Among the funding concerns brought by public educators were disproportionate state funding allotted to charter and voucher schools, an increasing turn toward seeking referendum support for educational and capital projects funding and teacher pay in Indiana ranking among the lowest in the country, despite a multi-million-dollar state surplus.
"It's just ridiculous to talk about surplus money," said Wilma Reed, a retired School City of Hammond special education teacher. "It's just unbelievable that people do not recognize that people are suffering here."
Educators from across Lake County also lined up to express support for McCormick, who will be Indiana's last elected state schools chief.
Holcomb signed legislation in April fast-tracking existing legislation in place to make the position a governor-appointed role after McCormick said she will not seek reelection in 2020. McCormick currently fills the only publicly elected position on the state board of education.
McCormick also drew attention to the state's new teacher pay workforce, which has been criticized for not incorporating enough teacher input, as well as a lack of educational experience required of future superintendents.

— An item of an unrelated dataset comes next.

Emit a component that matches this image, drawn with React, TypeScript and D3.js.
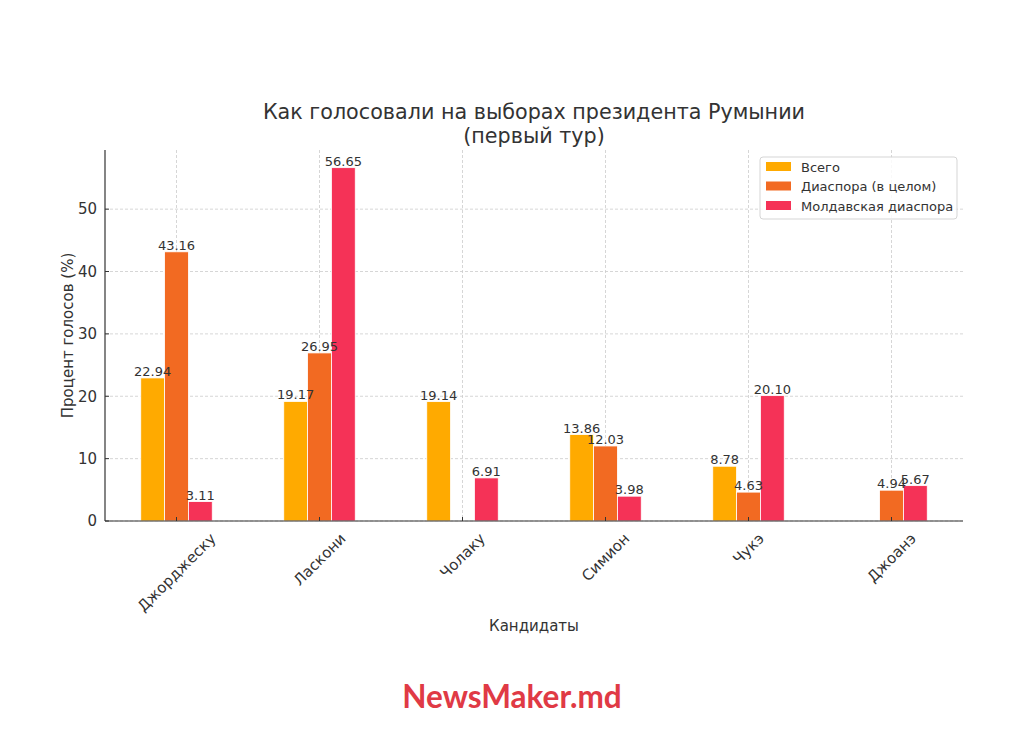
import React from "react";
import * as d3 from "d3";

const candidates = ["Джорджеску", "Ласкони", "Чолаку", "Симион", "Чукэ", "Джоанэ"];
const totalVotes = [22.94, 19.17, 19.14, 13.86, 8.78, 0];
const diasporaVotes = [43.16, 26.95, 0, 12.03, 4.63, 4.94];
const moldovaVotes = [3.11, 56.65, 6.91, 3.98, 20.1, 5.67];
const seriesNames = ["Всего", "Диаспора (в целом)", "Молдавская диаспора"];
const seriesColors = ["#FFAA00", "#F26A22", "#F53257"];
const yTicks = [0, 10, 20, 30, 40, 50];

const W = 1024;
const H = 737;
const M = { left: 105, right: 963, top: 150, bottom: 521 };
const FONT = "'DejaVu Sans', sans-serif";
const TXT = "#333333";

function measure(text: string, size: number): number {
  if (typeof document === "undefined") return text.length * size * 0.6;
  const c = document.createElement("canvas").getContext("2d");
  if (!c) return text.length * size * 0.6;
  c.font = `${size}px "DejaVu Sans"`;
  return c.measureText(text).width;
}

export default function App() {
  const series = [totalVotes, diasporaVotes, moldovaVotes];
  const n = candidates.length;
  const x = d3.scaleLinear().domain([-0.5, n - 0.5]).range([M.left, M.right]);
  const maxV = d3.max(series.flat()) as number;
  const y = d3.scaleLinear().domain([0, maxV * 1.05]).range([M.bottom, M.top]);
  const barW = 0.5 / 3;
  const tickFs = 15;
  const valFs = 13;

  return (
    <svg width={W} height={H} style={{ display: "block", margin: "-8px", background: "#fff" }} fontFamily={FONT}>
      <rect x={0} y={0} width={W} height={H} fill="#fff" />
      {/* grid */}
      {yTicks.map((t) => (
        <line key={"gy" + t} x1={M.left} x2={M.right} y1={y(t)} y2={y(t)} stroke="#cccccc" strokeWidth={0.8} strokeDasharray="3,2" />
      ))}
      {candidates.map((c, i) => (
        <line key={"gx" + c} x1={x(i)} x2={x(i)} y1={M.top} y2={M.bottom} stroke="#cccccc" strokeWidth={0.8} strokeDasharray="3,2" />
      ))}
      {/* bars */}
      {series.map((s, si) =>
        s.map((v, i) => {
          const cx = x(i + (si - 1) * barW);
          const bw = x(barW) - x(0);
          return (
            <rect key={`b${si}-${i}`} x={cx - bw / 2} y={y(v)} width={bw} height={y(0) - y(v)} fill={seriesColors[si]} stroke="#fff" strokeWidth={0.8} />
          );
        })
      )}
      {/* value labels */}
      {series.map((s, si) =>
        s.map((v, i) =>
          v > 0 ? (
            <text key={`l${si}-${i}`} x={x(i + (si - 1) * barW)} y={y(v) - 2} textAnchor="middle" fontSize={valFs} fill={TXT}>
              {v.toFixed(2)}
            </text>
          ) : null
        )
      )}
      {/* axes */}
      <line x1={M.left} x2={M.left} y1={M.top} y2={M.bottom} stroke="#333" strokeWidth={1.2} />
      <line x1={M.left} x2={M.right} y1={M.bottom} y2={M.bottom} stroke="#333" strokeWidth={1.2} />
      {yTicks.map((t) => (
        <g key={"ty" + t}>
          <line x1={M.left} x2={M.left + 4} y1={y(t)} y2={y(t)} stroke="#333" strokeWidth={1} />
          <text x={M.left - 8} y={y(t)} dy="0.35em" textAnchor="end" fontSize={tickFs} fill={TXT}>
            {t}
          </text>
        </g>
      ))}
      {candidates.map((c, i) => {
        const w = measure(c, tickFs);
        const h = tickFs * 1.1;
        const half = (w + h) / (2 * Math.SQRT2);
        const cy = M.bottom + 9 + half;
        return (
          <g key={"tx" + c}>
            <line x1={x(i)} x2={x(i)} y1={M.bottom} y2={M.bottom - 4} stroke="#333" strokeWidth={1} />
            <text x={x(i)} y={cy} dy="0.35em" textAnchor="middle" fontSize={tickFs} fill={TXT} transform={`rotate(-45 ${x(i)} ${cy})`}>
              {c}
            </text>
          </g>
        );
      })}
      {/* axis labels */}
      <text x={(M.left + M.right) / 2} y={631} textAnchor="middle" fontSize={15} fill={TXT}>
        Кандидаты
      </text>
      <text transform={`translate(73 ${(M.top + M.bottom) / 2}) rotate(-90)`} textAnchor="middle" fontSize={15} fill={TXT}>
        Процент голосов (%)
      </text>
      {/* title */}
      <text x={(M.left + M.right) / 2} y={119} textAnchor="middle" fontSize={20.7} fill={TXT}>
        Как голосовали на выборах президента Румынии
      </text>
      <text x={(M.left + M.right) / 2} y={143} textAnchor="middle" fontSize={20.7} fill={TXT}>
        (первый тур)
      </text>
      {/* legend */}
      <g>
        <rect x={760} y={157} width={197} height={62} rx={3} fill="#fff" fillOpacity={0.85} stroke="#d5d5d5" strokeWidth={1} />
        {seriesNames.map((s, si) => (
          <g key={"lg" + s}>
            <rect x={766} y={162 + si * 19.5} width={25} height={9} fill={seriesColors[si]} />
            <text x={801} y={167 + si * 19.5} dy="0.35em" fontSize={13} fill={TXT}>
              {s}
            </text>
          </g>
        ))}
      </g>
      {/* logo */}
      <text x={512} y={708} textAnchor="middle" fontSize={31.5} fontWeight="bold" fontFamily="Lato, sans-serif" fill="#E03A45">
        NewsMaker.md
      </text>
    </svg>
  );
}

"You would really take question if we had a superintendent of our state police who had no police experience or if our department of health person was led with someone who had no health service experience, yet for education, it's OK," McCormick said. "That is a direct reflection of the lack of respect toward the profession."
Some have speculated McCormick's tour with Melton could position her for a potential lieutenant governor appointment. When pressed about it by State Rep. Earl Harris Jr., D-East Chicago, she laughed and expressed appreciation for his support.
McCormick and Melton rounded out the talk with a call to action, asking teachers and educators to connect with their communities and pay attention to the responsibility held by elected officials.
"Schools tell a story, we have over 50% of our students on free and reduced lunch and/or textbooks at a time where we're saying unemployment is really, really low, and we're celebrating that, go ask your schools," McCormick said. "You need to ask those questions as a voter. Who is your customer? It's got to be students or families. It's got to be about people, not just business."